Saturday, May 16, 2026
Yadira Ferrer
- The quest for peace is the main feature uniting candidates in the presidential elections this Sunday in Colombia, pushing anti-narcotraffic campaigns off the top of their campaign agendas.
The platforms of all the presidential hopefuls are in fact so similar that voters will have to examine them with extremely closely in order to make an informed decision.
Against a background where the main rebel groups announced they would begin negotiations with the next president, the three hopefuls, Andres Pastrana, Noemi Sanin and Horacio Serpa all accepted the offer, although each said they would tackle the process differently.
Pastrana, from the Conservative Party, and standing for a multiparty movement, said he would dialogue directly with the Simon Bolivar Guerrilla Co-ordination, representing the Revolutionary Armed Forces of Colombia (FARC), the National Liberation Army (ELN) and the Popular Liberation Army (EPL).

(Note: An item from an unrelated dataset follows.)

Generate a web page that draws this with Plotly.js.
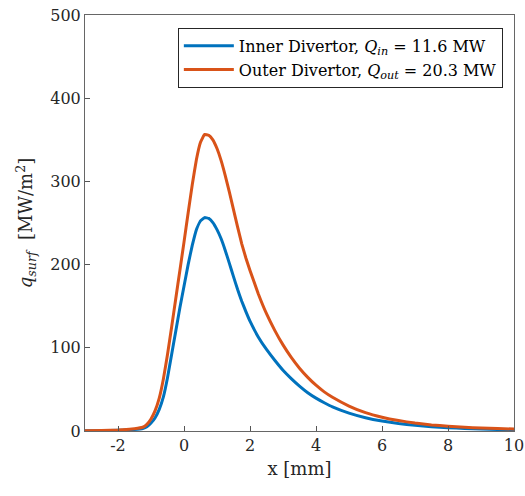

This candidate, the only one with a sure ticket into the second round on June 25, according to the polls, thus breaks away from dialoging with each of the guerrilla groups separately as the Ernesto Samper adminstration attempted.
Pastrana, just like Sanin and Serpa, considers international mediation is important in facilitating dialogue and is proposing an agreement on international human rights law and negotiation whilst maintaining the state of conflict.

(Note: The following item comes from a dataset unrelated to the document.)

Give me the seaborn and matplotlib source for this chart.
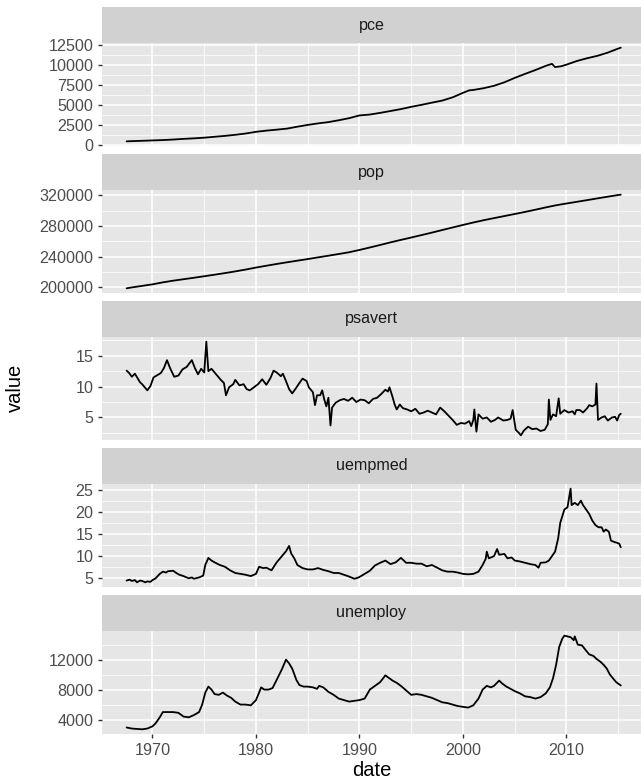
import pandas as pd
import seaborn as sns
import matplotlib.pyplot as plt
from matplotlib.patches import Rectangle
from matplotlib.ticker import MultipleLocator, AutoMinorLocator, StrMethodFormatter

# values (decimal year, value)
pce_pts = [(1967.5, 507), (1968.0, 531), (1969.0, 575), (1970.0, 620), (1971.0, 665),
           (1972.0, 730), (1973.0, 812), (1974.0, 878), (1975.0, 960), (1976.0, 1075),
           (1977.0, 1185), (1978.0, 1320), (1979.0, 1480), (1980.0, 1690), (1981.0, 1840),
           (1982.0, 1960), (1983.0, 2090), (1984.0, 2330), (1985.0, 2550), (1986.0, 2740),
           (1987.0, 2900), (1988.0, 3130), (1989.0, 3390), (1990.0, 3730), (1991.0, 3840),
           (1992.0, 4050), (1993.0, 4280), (1994.0, 4520), (1995.0, 4800), (1996.0, 5050),
           (1997.0, 5320), (1998.0, 5580), (1999.0, 5980), (2000.0, 6540), (2000.6, 6850),
           (2001.0, 6900), (2002.0, 7120), (2003.0, 7420), (2004.0, 7850), (2005.0, 8400),
           (2006.0, 8900), (2007.0, 9380), (2008.0, 9900), (2008.6, 10150), (2008.9, 9750),
           (2009.5, 9850), (2010.0, 10050), (2011.0, 10500), (2012.0, 10850), (2013.0, 11150),
           (2014.0, 11550), (2015.0, 12050), (2015.25, 12160)]

pop_pts = [(1967.5, 198712), (1968.0, 199900), (1969.0, 201900), (1970.0, 203900),
           (1971.0, 206500), (1972.0, 208700), (1973.0, 210600), (1974.0, 212500),
           (1975.0, 214500), (1976.0, 216500), (1977.0, 218600), (1978.0, 220800),
           (1979.0, 223200), (1980.0, 225800), (1981.0, 228200), (1982.0, 230500),
           (1983.0, 232700), (1984.0, 234800), (1985.0, 236900), (1986.0, 239100),
           (1987.0, 241300), (1988.0, 243500), (1989.0, 245800), (1990.0, 248800),
           (1991.0, 252000), (1992.0, 255300), (1993.0, 258700), (1994.0, 261900),
           (1995.0, 265000), (1996.0, 268200), (1997.0, 271400), (1998.0, 274800),
           (1999.0, 278100), (2000.0, 281400), (2001.0, 284600), (2002.0, 287600),
           (2003.0, 290300), (2004.0, 293000), (2005.0, 295700), (2006.0, 298400),
           (2007.0, 301300), (2008.0, 304300), (2009.0, 307100), (2010.0, 309400),
           (2011.0, 311600), (2012.0, 313800), (2013.0, 316100), (2014.0, 318300),
           (2015.0, 320500), (2015.25, 320900)]

psavert_pts = [(1967.5, 12.6), (1967.75, 12.2), (1968.0, 11.6), (1968.3, 12.1), (1968.8, 10.7),
               (1969.0, 10.4), (1969.5, 9.4), (1969.8, 10.1), (1970.1, 11.5), (1970.4, 11.8),
               (1970.8, 12.2), (1971.1, 13.0), (1971.4, 14.3), (1971.7, 13.0), (1972.1, 11.6),
               (1972.5, 11.8), (1972.9, 12.8), (1973.3, 13.2), (1973.8, 14.3), (1974.1, 13.0),
               (1974.4, 12.0), (1974.7, 12.9), (1975.0, 12.3), (1975.2, 17.3), (1975.4, 12.5),
               (1975.7, 12.9), (1976.2, 11.9), (1976.6, 11.1), (1976.9, 10.6), (1977.1, 8.6),
               (1977.4, 9.9), (1977.8, 10.4), (1978.0, 11.1), (1978.4, 10.2), (1978.8, 10.4),
               (1979.1, 9.6), (1979.4, 9.4), (1979.8, 9.9), (1980.2, 10.4), (1980.6, 11.2),
               (1981.0, 10.3), (1981.4, 11.4), (1981.7, 12.6), (1982.0, 12.3), (1982.4, 11.7),
               (1982.6, 12.1), (1982.9, 10.9), (1983.2, 9.6), (1983.5, 8.9), (1983.8, 9.6),
               (1984.2, 10.6), (1984.5, 11.3), (1984.9, 10.9), (1985.1, 9.9), (1985.5, 9.1),
               (1985.7, 7.0), (1985.9, 8.6), (1986.2, 8.6), (1986.4, 9.4), (1986.6, 7.9),
               (1986.8, 6.8), (1987.0, 8.2), (1987.2, 3.7), (1987.35, 6.6), (1987.7, 7.4),
               (1988.1, 7.8), (1988.5, 8.0), (1988.9, 7.7), (1989.3, 8.2), (1989.7, 7.5),
               (1990.1, 7.9), (1990.5, 7.8), (1990.9, 7.3), (1991.3, 8.0), (1991.7, 8.2),
               (1992.1, 8.8), (1992.5, 9.5), (1992.75, 9.2), (1992.9, 9.9), (1993.2, 8.3),
               (1993.4, 7.1), (1993.6, 6.3), (1993.9, 7.1), (1994.2, 6.5), (1994.6, 6.3),
               (1995.0, 6.0), (1995.4, 6.4), (1995.8, 5.6), (1996.2, 5.8), (1996.6, 6.1),
               (1997.0, 5.8), (1997.4, 5.5), (1997.8, 6.6), (1998.2, 6.0), (1998.6, 5.3),
               (1999.0, 4.6), (1999.4, 3.8), (1999.8, 4.1), (2000.2, 4.0), (2000.6, 4.4),
               (2000.8, 3.6), (2001.0, 4.6), (2001.1, 6.3), (2001.3, 2.7), (2001.5, 5.5),
               (2001.9, 4.8), (2002.3, 5.0), (2002.7, 4.3), (2003.1, 4.6), (2003.4, 5.0),
               (2003.9, 4.5), (2004.3, 4.6), (2004.6, 4.8), (2004.8, 6.2), (2005.1, 3.0),
               (2005.4, 2.5), (2005.6, 2.1), (2005.9, 2.9), (2006.3, 3.5), (2006.7, 3.1),
               (2007.1, 3.2), (2007.5, 2.8), (2007.9, 3.0), (2008.2, 3.9), (2008.3, 7.9),
               (2008.45, 4.6), (2008.7, 5.5), (2009.0, 5.2), (2009.25, 8.1), (2009.4, 5.6),
               (2009.8, 6.2), (2010.2, 5.8), (2010.6, 6.0), (2010.8, 5.5), (2010.95, 6.2),
               (2011.3, 6.2), (2011.6, 5.8), (2012.0, 6.5), (2012.2, 7.0), (2012.5, 6.8),
               (2012.8, 7.1), (2012.9, 10.5), (2013.05, 4.6), (2013.4, 5.0), (2013.7, 5.2),
               (2014.0, 4.5), (2014.4, 5.0), (2014.7, 5.1), (2014.9, 4.5), (2015.1, 5.4),
               (2015.25, 5.6)]

uempmed_pts = [(1967.5, 4.5), (1967.8, 4.7), (1968.0, 4.4), (1968.3, 4.6), (1968.5, 4.1),
               (1968.8, 4.5), (1969.0, 4.4), (1969.3, 4.1), (1969.5, 4.3), (1969.8, 4.2),
               (1970.0, 4.6), (1970.3, 5.0), (1970.7, 6.0), (1971.0, 6.5), (1971.3, 6.3),
               (1971.5, 6.6), (1972.0, 6.7), (1972.3, 6.2), (1972.6, 5.8), (1973.0, 5.5),
               (1973.5, 5.0), (1973.8, 5.2), (1974.0, 4.9), (1974.5, 5.2), (1974.9, 5.6),
               (1975.1, 8.0), (1975.4, 9.6), (1975.7, 9.0), (1976.0, 8.6), (1976.5, 8.0),
               (1977.0, 7.6), (1977.5, 6.8), (1978.0, 6.2), (1978.5, 6.0), (1979.0, 5.8),
               (1979.5, 5.5), (1980.0, 6.0), (1980.3, 7.6), (1980.7, 7.3), (1981.0, 7.4),
               (1981.5, 6.8), (1982.0, 8.6), (1982.5, 10.0), (1982.9, 11.1), (1983.2, 12.3),
               (1983.4, 10.6), (1983.7, 9.5), (1984.0, 8.0), (1984.5, 7.3), (1985.0, 7.0),
               (1985.5, 7.0), (1986.0, 7.3), (1986.5, 6.9), (1987.0, 6.6), (1987.5, 6.2),
               (1988.0, 6.2), (1988.5, 5.8), (1989.0, 5.4), (1989.5, 4.9), (1989.8, 5.1),
               (1990.0, 5.3), (1990.5, 6.0), (1991.0, 6.7), (1991.5, 7.9), (1992.0, 8.5),
               (1992.5, 9.0), (1993.0, 8.2), (1993.5, 8.6), (1994.0, 9.6), (1994.2, 9.2),
               (1994.5, 8.5), (1995.0, 8.5), (1995.5, 8.3), (1996.0, 8.3), (1996.5, 7.7),
               (1997.0, 8.0), (1997.5, 7.4), (1998.0, 6.8), (1998.5, 6.5), (1999.0, 6.5),
               (1999.5, 6.3), (2000.0, 6.0), (2000.5, 5.9), (2001.0, 6.0), (2001.5, 6.5),
               (2001.9, 8.0), (2002.2, 9.4), (2002.3, 11.0), (2002.5, 9.5), (2003.0, 10.0),
               (2003.3, 11.6), (2003.5, 10.3), (2004.0, 10.5), (2004.3, 9.5), (2004.7, 9.7),
               (2005.0, 9.0), (2005.5, 8.8), (2006.0, 8.5), (2006.5, 8.2), (2007.0, 8.0),
               (2007.3, 7.4), (2007.5, 8.5), (2008.0, 8.6), (2008.3, 9.0), (2008.6, 10.0),
               (2008.9, 11.0), (2009.2, 14.0), (2009.4, 17.5), (2009.6, 19.0), (2009.8, 20.5),
               (2010.1, 21.0), (2010.4, 25.2), (2010.5, 21.5), (2010.8, 22.0), (2011.1, 21.5),
               (2011.4, 22.5), (2011.6, 21.5), (2011.9, 20.5), (2012.2, 19.5), (2012.5, 18.0),
               (2012.8, 17.0), (2013.1, 16.5), (2013.4, 16.5), (2013.6, 15.5), (2013.8, 16.0),
               (2014.1, 15.5), (2014.3, 13.5), (2014.6, 13.2), (2014.9, 13.0), (2015.1, 12.8),
               (2015.25, 12.0)]

unemploy_pts = [(1967.5, 2944), (1968.0, 2800), (1968.5, 2750), (1969.0, 2700), (1969.5, 2800),
                (1970.0, 3100), (1970.3, 3500), (1970.7, 4300), (1971.0, 5000), (1971.5, 5000),
                (1972.0, 5000), (1972.5, 4900), (1973.0, 4400), (1973.5, 4300), (1974.0, 4600),
                (1974.5, 5000), (1974.8, 6000), (1975.1, 7600), (1975.4, 8400), (1975.7, 8000),
                (1976.0, 7400), (1976.4, 7300), (1976.8, 7600), (1977.2, 7200), (1977.6, 6900),
                (1978.0, 6400), (1978.5, 6000), (1979.0, 6000), (1979.5, 5900), (1980.0, 6600),
                (1980.3, 7600), (1980.5, 8300), (1980.8, 8000), (1981.2, 8000), (1981.6, 8200),
                (1982.0, 9300), (1982.5, 10700), (1982.9, 12000), (1983.2, 11500), (1983.5, 10800),
                (1983.9, 9300), (1984.2, 8600), (1984.6, 8400), (1985.0, 8400), (1985.5, 8300),
                (1985.9, 8100), (1986.1, 8500), (1986.5, 8300), (1987.0, 7700), (1987.5, 7300),
                (1988.0, 6800), (1988.5, 6600), (1989.0, 6400), (1989.5, 6500), (1990.0, 6600),
                (1990.5, 6800), (1991.0, 8000), (1991.5, 8500), (1992.0, 9000), (1992.5, 9900),
                (1992.8, 9600), (1993.2, 9200), (1993.6, 8900), (1994.0, 8500), (1994.5, 7900),
                (1995.0, 7300), (1995.5, 7400), (1996.0, 7300), (1996.5, 7100), (1997.0, 6900),
                (1997.5, 6600), (1998.0, 6300), (1998.5, 6200), (1999.0, 6000), (1999.5, 5800),
                (2000.0, 5700), (2000.5, 5600), (2001.0, 5900), (2001.5, 6800), (2001.9, 8000),
                (2002.3, 8500), (2002.7, 8300), (2003.0, 8500), (2003.5, 9200), (2003.8, 8800),
                (2004.2, 8400), (2004.6, 8100), (2005.0, 7800), (2005.5, 7500), (2006.0, 7100),
                (2006.5, 7000), (2007.0, 6800), (2007.5, 7000), (2008.0, 7500), (2008.4, 8300),
                (2008.7, 9500), (2009.0, 11300), (2009.3, 13700), (2009.6, 14800), (2009.8, 15200),
                (2010.1, 15100), (2010.4, 15000), (2010.7, 14600), (2010.8, 15100), (2011.1, 14000),
                (2011.5, 13900), (2011.9, 13200), (2012.2, 12700), (2012.6, 12500), (2012.9, 12100),
                (2013.3, 11700), (2013.6, 11300), (2013.9, 10800), (2014.2, 10000), (2014.5, 9500),
                (2014.8, 9000), (2015.1, 8700), (2015.25, 8550)]

variables = ["pce", "pop", "psavert", "uempmed", "unemploy"]
y_steps = [2500, 40000, 5, 5, 4000]

frames = []
for name, pts in zip(variables, [pce_pts, pop_pts, psavert_pts, uempmed_pts, unemploy_pts]):
    yrs, vals = zip(*pts)
    frames.append(pd.DataFrame({"date": yrs, "value": vals, "variable": name}))
df = pd.concat(frames, ignore_index=True)

sns.set_style("darkgrid", {"axes.facecolor": "#E6E6E6", "grid.color": "white"})
plt.rcParams["font.family"] = ["Liberation Sans", "DejaVu Sans"]

g = sns.relplot(data=df, x="date", y="value", row="variable", kind="line",
                color="black", linewidth=1.3, estimator=None,
                facet_kws=dict(sharey=False, sharex=True), height=1.5, aspect=4)
fig = g.figure
fig.set_size_inches(6.41, 7.82)
fig.set_dpi(100)
g.set_titles("")
g.set_axis_labels("", "")
fig.subplots_adjust(left=0.159, right=1.007, top=0.945, bottom=0.0614, hspace=0.427)

strip_h = 36 / 782
for i, (ax, name, step) in enumerate(zip(g.axes.flat, variables, y_steps)):
    ax.set_title("")
    ax.xaxis.set_major_locator(MultipleLocator(10))
    ax.xaxis.set_minor_locator(AutoMinorLocator(2))
    ax.yaxis.set_major_locator(MultipleLocator(step))
    ax.yaxis.set_minor_locator(AutoMinorLocator(2))
    ax.yaxis.set_major_formatter(StrMethodFormatter("{x:.0f}"))
    ax.grid(which="major", color="white", linewidth=1.1)
    ax.grid(which="minor", color="white", linewidth=0.55)
    ax.set_axisbelow(True)
    for s in ax.spines.values():
        s.set_visible(False)
    ax.tick_params(axis="y", which="major", left=True, length=3.2, width=1,
                   color="#333333", labelsize=11.6, labelcolor="#4D4D4D", pad=3)
    ax.tick_params(which="minor", length=0)
    if i < 4:
        ax.tick_params(axis="x", which="major", length=0, labelbottom=False)
    else:
        ax.tick_params(axis="x", which="major", bottom=True, length=3.2, width=1,
                       color="#333333", labelsize=11.6, labelcolor="#4D4D4D", pad=3)
    ax.set_xlabel("")
    ax.set_ylabel("")

    # ggplot style strip on top of each panel
    pos = ax.get_position()
    fig.add_artist(Rectangle((pos.x0, pos.y1), pos.width, strip_h,
                             transform=fig.transFigure, facecolor="#D1D1D1",
                             edgecolor="none"))
    fig.text((pos.x0 + min(pos.x1, 1.0)) / 2, pos.y1 + strip_h / 2, name,
             ha="center", va="center", fontsize=11.6, color="#1A1A1A")

fig.text(0.58, 1 - 771 / 782, "date", ha="center", va="center", fontsize=14.5, color="black")
fig.text(0.024, 1 - 388 / 782, "value", ha="center", va="center", rotation=90,
         fontsize=14.5, color="black")

fig.savefig("out.png", dpi=100)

Serpa, the official candidate of the ruling Liberal Party, also said he would personally dialogue with the guerrilla leaders, but, unlike Pastrana and Sanin, would promise to withdraw the army from the area established for negotiations.
The military withdrawal from five municipalities in southern Colombia is one of the FARC preconditions for talks with the government.

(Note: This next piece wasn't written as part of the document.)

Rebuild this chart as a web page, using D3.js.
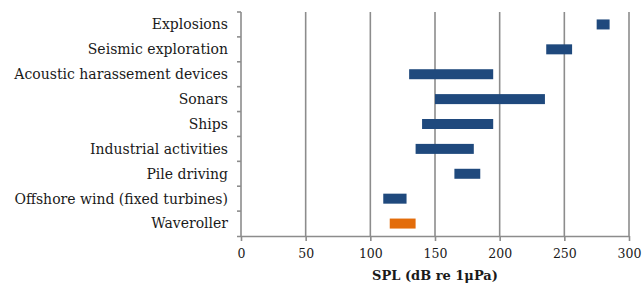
<!DOCTYPE html>
<html lang="en">
<head>
<meta charset="UTF-8">
<title>SPL ranges</title>
<script src="https://d3js.org/d3.v7.min.js"></script>
<style>
  body { margin: 0; background: #fff; }
  text { font-family: "DejaVu Serif", serif; fill: #1a1a1a; }
</style>
</head>
<body>
<div id="chart"></div>
<script>
// sound sources, top to bottom
const categories = ["Explosions", "Seismic exploration", "Acoustic harassement devices", "Sonars", "Ships",
  "Industrial activities", "Pile driving", "Offshore wind (fixed turbines)", "Waveroller"];
const lowValues = [275, 236, 130, 150, 140, 135, 165, 110, 115];
const highValues = [285, 256, 195, 235, 195, 180, 185, 128, 135];
const xTicks = [0, 50, 100, 150, 200, 250, 300];

const width = 642, height = 289;
const margin = { top: 12, right: 13, bottom: 53, left: 241 };

const svg = d3.select("#chart").append("svg")
  .attr("width", width)
  .attr("height", height);

const x = d3.scaleLinear().domain([0, 300]).range([margin.left, width - margin.right]);
const yb = d3.scaleBand().domain(categories).range([margin.top, height - margin.bottom]);

// grid
svg.append("g").selectAll("line")
  .data(xTicks.slice(1))
  .enter().append("line")
  .attr("x1", d => x(d)).attr("x2", d => x(d))
  .attr("y1", margin.top).attr("y2", height - margin.bottom)
  .attr("stroke", "#8c8c8c").attr("stroke-width", 1.6);

// bars
svg.append("g").selectAll("rect")
  .data(categories)
  .enter().append("rect")
  .attr("x", (d, i) => x(lowValues[i]))
  .attr("width", (d, i) => x(highValues[i]) - x(lowValues[i]))
  .attr("y", d => yb(d) + yb.bandwidth() / 2 - 5)
  .attr("height", 10)
  .attr("fill", d => d === "Waveroller" ? "#e36c0a" : "#1f497d");

// x axis
const xAxis = svg.append("g")
  .attr("transform", `translate(0,${height - margin.bottom})`)
  .call(d3.axisBottom(x).tickValues(xTicks).tickSize(5).tickPadding(8));
xAxis.select(".domain").attr("d", `M${margin.left - 4},0.5H${width - margin.right}`);
xAxis.selectAll(".domain, .tick line").attr("stroke", "#8c8c8c").attr("stroke-width", 1.6);
xAxis.selectAll("text").attr("font-size", 12.5).attr("fill", "#1a1a1a").style("font-family", "DejaVu Serif, serif");

// y axis with ticks on category boundaries
const yAxis = svg.append("g").attr("transform", `translate(${margin.left},0)`);
yAxis.append("line")
  .attr("y1", margin.top).attr("y2", height - margin.bottom)
  .attr("stroke", "#8c8c8c").attr("stroke-width", 1.6);
yAxis.selectAll(".bt")
  .data(categories)
  .enter().append("line").attr("class", "bt")
  .attr("x1", -4).attr("x2", 0)
  .attr("y1", d => yb(d)).attr("y2", d => yb(d))
  .attr("stroke", "#8c8c8c").attr("stroke-width", 1.6);
yAxis.selectAll("text")
  .data(categories)
  .enter().append("text")
  .attr("x", -13)
  .attr("y", d => yb(d) + yb.bandwidth() / 2)
  .attr("dy", "0.35em")
  .attr("text-anchor", "end")
  .attr("font-size", 14)
  .text(d => d);

// axis title
svg.append("text")
  .attr("x", (margin.left + width - margin.right) / 2)
  .attr("y", 280)
  .attr("text-anchor", "middle")
  .attr("font-size", 13)
  .attr("font-weight", "bold")
  .text("SPL (dB re 1μPa)");
</script>
</body>
</html>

The Liberal Party candidate also stated he is prepared to call a Constituent Assembly, something which has been suggested with some variations by both FARC and ELN, as the proper backdrop for civil society participation in the design of a long term peace project.
Serpa said peace must go hand in hand with “deep social, economic and political changes, the fight against citizen insecurity which is the product of other forms of violence, and the eradication of the narcotraffic problem.”
Serpa’s peace strategy, according to some observers, is framed in a sort of “social contract which offers stable rules of the game for everyone,” based on populist lines and similar to the programme Samper tried to establish.
For sociologist and writer, Alfredo Molano, Serpa’s proposal is the closest match to the demands made by both ELN and FARC.
Molano said with the advances being made, whoever is elected on May 31 to go into the second round of voting will face the challenge of opening the forum which will bring an end to fifty years of conflict in Colombia.
He also stated it would be important for the group of political forces to unite in agreement to seek a state peace policy to run beyond the four-year presidential terms.
But for Alfredo Rangel, former guerrilla and Samper’s National Security adviser, the presidential peace proposal most likely to succeed is that of Pastrana.
Rangel told IPS joint dialogue with the Simon Bolivar Guerrilla Co-ordination could be more to the taste of the insurgent groups than separate negotiations.
Furthermore, he said the stance taken by Pastrana is more likely to be accepted by the United States, a country which has shown great interest in facilitating the peace process in Colombia over recent weeks.
But Rangel does not appear convinced the next government will actually manage to reach an agreement, as the process is likely to be long and complex.
FARC military chief, Manuel Marulanda announced this weekend his group is prepared to initiate peace talks with the next president if his proposal for the withdrawal of the army from five southern towns were accepted.
To settle his proposal, Marulanda announced the creation of a commission FARC high-ranking leaders, to meet with Serpa, Sanin and Pastrana to discuss their proposals.
Along the same lines, the ELN, the second largest insurgent force, which had already announced its intention of starting a peace process, decided it would continue the talks it started in February with the new president.
The ELN suspended the agreement to carry out a meeting with the peace commissioners and other figures in June, in an effort to avoid Samper and the other presidential candidates from capitalising on this in their campaigns.
Other observers believe the remaining two smaller guerrilla groups, the Jaime Bateman Cayin commando, a dissident faction of the legalised M-19 not in the Guerrilla Co-ordination and the EPL will also follow in FARC and ELN footsteps.